Kernel Corrector LSTM
Rodrigo Tuna, Yassine Baghoussi, Carlos Soares, João Mendes-Moreira
TL;DR
The paper tackles data quality issues in time-series forecasting by adopting Read-Write ML, where the model can modify data during learning. It introduces Kernel Corrector LSTM (KcLSTM), which replaces the SARIMA-based meta-learner in cLSTM with Gaussian Kernel Smoothing to reduce computational cost while preserving predictive accuracy. Empirical results on the M4 Monthly subset show that KcLSTM often outperforms cLSTM and can surpass LSTM in statistically significant wins, though tuning and data sensitivity affect performance.

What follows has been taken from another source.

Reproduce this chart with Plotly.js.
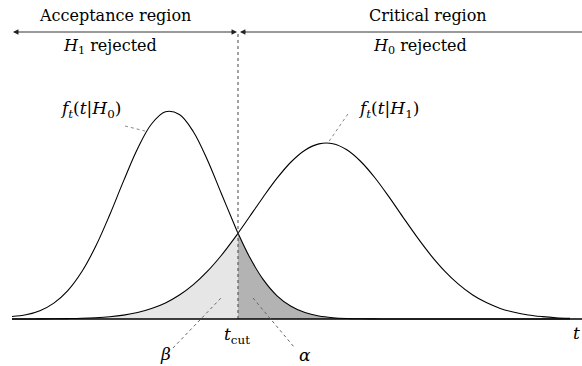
<!DOCTYPE html>
<html>
<head>
<meta charset="utf-8">
<script src="https://cdn.plot.ly/plotly-3.0.1.min.js"></script>
<style>html,body{margin:0;padding:0;background:#fff;}#chart{width:582px;height:366px;}</style>
</head>
<body>
<div id="chart"></div>
<script>
// sample positions along t
var tGrid = [0,0.25,0.5,0.75,1,1.25,1.5,1.75,2,2.25,2.5,2.75,3,3.25,3.5,3.75,4,4.05,4.25,4.5,4.75,5,5.25,5.5,5.75,6,6.25,6.5,6.75,7,7.25,7.5,7.75,8,8.25,8.5,8.75,9,9.25,9.5,9.75,10];
// f_t(t|H0) heights
var h0Vals = [0.025,0.042,0.083,0.159,0.284,0.472,0.727,1.040,1.381,1.703,1.950,2.072,2.045,1.873,1.593,1.257,0.922,0.858,0.627,0.396,0.232,0.127,0.064,0.030,0.013,0.005,0.002,0.001,0,0,0,0,0,0,0,0,0,0,0,0,0,0];
// f_t(t|H1) heights
var h1Vals = [0,0,0.001,0.002,0.004,0.007,0.013,0.023,0.039,0.065,0.105,0.161,0.240,0.344,0.476,0.635,0.818,0.857,1.017,1.218,1.408,1.570,1.688,1.751,1.753,1.692,1.575,1.415,1.226,1.024,0.826,0.642,0.482,0.349,0.243,0.164,0.106,0.067,0.040,0.024,0.013,0.007];
var tCut = 4.05;
var cutIndex = tGrid.indexOf(tCut);

var serif = "DejaVu Serif";

var betaX = tGrid.slice(0, cutIndex + 1), betaY = h1Vals.slice(0, cutIndex + 1);
var alphaX = tGrid.slice(cutIndex), alphaY = h0Vals.slice(cutIndex);

var traces = [
  {x: betaX, y: betaY, type: 'scatter', mode: 'lines', fill: 'tozeroy', fillcolor: '#e6e6e6',
   line: {width: 0, shape: 'spline', color: '#e6e6e6'}, hoverinfo: 'skip'},
  {x: alphaX, y: alphaY, type: 'scatter', mode: 'lines', fill: 'tozeroy', fillcolor: '#b3b3b3',
   line: {width: 0, shape: 'spline', color: '#b3b3b3'}, hoverinfo: 'skip'},
  {x: tGrid, y: h0Vals, type: 'scatter', mode: 'lines', line: {color: '#000', width: 1.1, shape: 'spline'}},
  {x: tGrid, y: h1Vals, type: 'scatter', mode: 'lines', line: {color: '#000', width: 1.1, shape: 'spline'}}
];

var arrowY = 2.87;
var shapes = [
  {type: 'line', xref: 'x', yref: 'y', x0: tCut, x1: tCut, y0: 0, y1: arrowY - 0.02, line: {color: '#444', width: 1, dash: 'dot'}},
  {type: 'line', xref: 'x', yref: 'y', x0: 0, x1: 10.215, y0: 0, y1: 0, line: {color: '#000', width: 1.6}},
  {type: 'line', xref: 'x', yref: 'y', x0: 0.05, x1: 4.0, y0: arrowY, y1: arrowY, line: {color: '#777', width: 1.3}},
  {type: 'line', xref: 'x', yref: 'y', x0: 4.12, x1: 10.215, y0: arrowY, y1: arrowY, line: {color: '#777', width: 1.3}},
  // leader lines
  {type: 'line', xref: 'x', yref: 'y', x0: 2.025, y0: 1.93, x1: 2.383, y1: 1.88, line: {color: '#888', width: 1, dash: 'dot'}},
  {type: 'line', xref: 'x', yref: 'y', x0: 6.02, y0: 2.05, x1: 5.66, y1: 1.76, line: {color: '#888', width: 1, dash: 'dot'}},
  {type: 'line', xref: 'x', yref: 'y', x0: 2.885, y0: -0.29, x1: 3.746, y1: 0.21, line: {color: '#666', width: 1, dash: 'dot'}},
  {type: 'line', xref: 'x', yref: 'y', x0: 4.319, y0: 0.21, x1: 5.054, y1: -0.28, line: {color: '#666', width: 1, dash: 'dot'}}
];

function txt(x, y, t, size) {
  return {x: x, y: y, xref: 'x', yref: 'y', text: t, showarrow: false,
          font: {family: serif, size: size || 16, color: '#000'}, xanchor: 'center', yanchor: 'middle'};
}
function head(x, y, dir) {
  return {x: x, y: y, xref: 'x', yref: 'y', ax: dir * 7, ay: 0, axref: 'pixel', ayref: 'pixel', text: '',
          showarrow: true, arrowhead: 2, arrowsize: 0.9, arrowwidth: 1.2, arrowcolor: '#222'};
}

var annotations = [
  txt(1.846, 3.04, 'Acceptance region'),
  txt(7.455, 3.04, 'Critical region'),
  txt(1.756, 2.73, '<i>H</i><sub>1</sub> rejected'),
  txt(7.31, 2.73, '<i>H</i><sub>0</sub> rejected'),
  txt(1.40, 2.10, '<i>f</i><sub><i>t</i></sub>(<i>t</i>|<i>H</i><sub>0</sub>)', 17),
  txt(6.75, 2.10, '<i>f</i><sub><i>t</i></sub>(<i>t</i>|<i>H</i><sub>1</sub>)', 17),
  txt(2.742, -0.35, '<i>β</i>', 17),
  txt(5.25, -0.36, '<i>α</i>', 17),
  txt(4.03, -0.165, '<i>t</i><sub>cut</sub>', 17),
  txt(10.125, -0.14, '<i>t</i>', 17),
  head(0.018, arrowY, 1),
  head(4.032, arrowY, -1),
  head(4.086, arrowY, 1)
];

var layout = {
  width: 582, height: 366,
  margin: {l: 0, r: 0, t: 0, b: 0},
  paper_bgcolor: '#fff', plot_bgcolor: '#fff',
  showlegend: false,
  font: {family: serif},
  xaxis: {range: [-0.2151, 10.215], visible: false, fixedrange: true},
  yaxis: {range: [-0.47, 3.19], visible: false, fixedrange: true},
  shapes: shapes,
  annotations: annotations
};

Plotly.newPlot('chart', traces, layout, {displayModeBar: false, staticPlot: true});
</script>
</body>
</html>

The work demonstrates a faster, data-correcting forecasting approach with practical implications for real-time or data-imperfect scenarios, and suggests exploring other estimators in future work.
Abstract
Forecasting methods are affected by data quality issues in two ways: 1. they are hard to predict, and 2. they may affect the model negatively when it is updated with new data. The latter issue is usually addressed by pre-processing the data to remove those issues. An alternative approach has recently been proposed, Corrector LSTM (cLSTM), which is a Read \& Write Machine Learning (RW-ML) algorithm that changes the data while learning to improve its predictions. Despite promising results being reported, cLSTM is computationally expensive, as it uses a meta-learner to monitor the hidden states of the LSTM. We propose a new RW-ML algorithm, Kernel Corrector LSTM (KcLSTM), that replaces the meta-learner of cLSTM with a simpler method: Kernel Smoothing. We empirically evaluate the forecasting accuracy and the training time of the new algorithm and compare it with cLSTM and LSTM. Results indicate that it is able to decrease the training time while maintaining a competitive forecasting accuracy.